--- SHORT PROBLEM ---
Starting at the top of the listing, extract every line up to and including the one with "width=1.1pt, fill=coreyellow, minimum". Pictures stay out of the copy.

--- DATASET CONTENT ---

— Begin —

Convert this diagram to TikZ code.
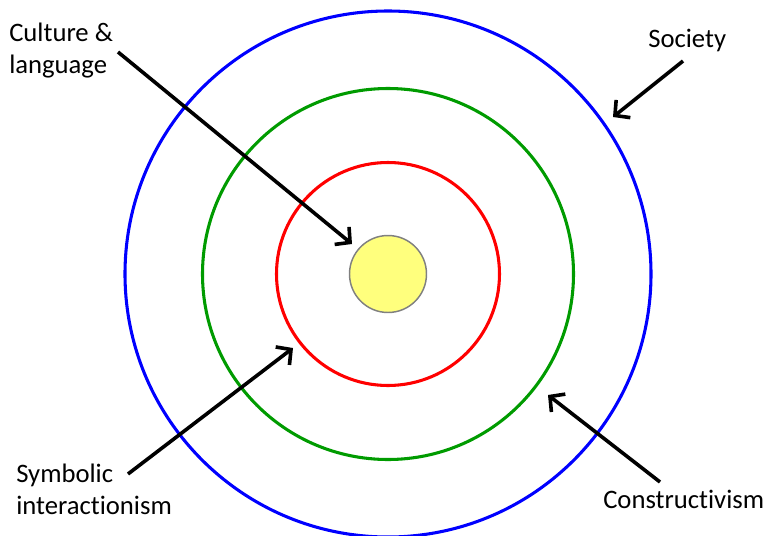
\documentclass[tikz,border=0pt]{standalone}
\usepackage{fontspec}
\setmainfont{Carlito}[Ligatures=NoCommon]
\usetikzlibrary{arrows.meta}
\definecolor{ringblue}{RGB}{0,0,255}
\definecolor{ringgreen}{RGB}{0,155,0}
\definecolor{ringred}{RGB}{255,0,0}
\definecolor{coreyellow}{RGB}{255,255,125}
\tikzset{
  ring/.style={draw, circle, line width=2.3pt, inner sep=0pt},
  pointer/.style={line width=2.7pt, -{Straight Barb[length=8pt,width=17pt]}},
  label/.style={inner sep=0pt, align=left, font=\fontsize{20pt}{23.5pt}\selectfont}
}
\begin{document}
\begin{tikzpicture}[x=0.75pt,y=-0.75pt]
\useasboundingbox (0,0) rectangle (765,536);
\coordinate (O) at (388,274);

\node[ring, ringblue, minimum size=526*0.75pt] (society) at (O) {};
\node[ring, ringgreen, minimum size=371*0.75pt] (constr) at (O) {};
\node[ring, ringred, minimum size=223*0.75pt] (symb) at (O) {};
\node[circle, draw=gray, line width=1.1pt, fill=coreyellow, minimum size=77*0.75pt, inner sep=0pt] (core) at (O) {};

% base of a two-line label is its last line
\node[label, anchor=base west] (culturelbl) at (9,73) {Culture \&\\language};
\node[label, anchor=base west] (societylbl) at (648,47) {Society};
\node[label, anchor=base west] (symblbl) at (16,514) {Symbolic\\interactionism};
\node[label, anchor=base west] (constrlbl) at (603,508) {Constructivism};

\coordinate (c1) at (118,52);
\coordinate (c2) at (352,244);
\coordinate (s1) at (683,61);
\coordinate (s2) at (613,117);
\coordinate (y1) at (128,474);
\coordinate (y2) at (293,348);
\coordinate (k1) at (660,482);
\coordinate (k2) at (548,395);

\draw[pointer] (c1) -- (c2);
\draw[pointer] (s1) -- (s2);
\draw[pointer] (y1) -- (y2);
\draw[pointer] (k1) -- (k2);
\end{tikzpicture}
\end{document}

— End —

--- TASK RESPONSE ---
Convert this diagram to TikZ code.
\documentclass[tikz,border=0pt]{standalone}
\usepackage{fontspec}
\setmainfont{Carlito}[Ligatures=NoCommon]
\usetikzlibrary{arrows.meta}
\definecolor{ringblue}{RGB}{0,0,255}
\definecolor{ringgreen}{RGB}{0,155,0}
\definecolor{ringred}{RGB}{255,0,0}
\definecolor{coreyellow}{RGB}{255,255,125}
\tikzset{
  ring/.style={draw, circle, line width=2.3pt, inner sep=0pt},
  pointer/.style={line width=2.7pt, -{Straight Barb[length=8pt,width=17pt]}},
  label/.style={inner sep=0pt, align=left, font=\fontsize{20pt}{23.5pt}\selectfont}
}
\begin{document}
\begin{tikzpicture}[x=0.75pt,y=-0.75pt]
\useasboundingbox (0,0) rectangle (765,536);
\coordinate (O) at (388,274);

\node[ring, ringblue, minimum size=526*0.75pt] (society) at (O) {};
\node[ring, ringgreen, minimum size=371*0.75pt] (constr) at (O) {};
\node[ring, ringred, minimum size=223*0.75pt] (symb) at (O) {};
\node[circle, draw=gray, line width=1.1pt, fill=coreyellow, minimum size=77*0.75pt, inner sep=0pt] (core) at (O) {};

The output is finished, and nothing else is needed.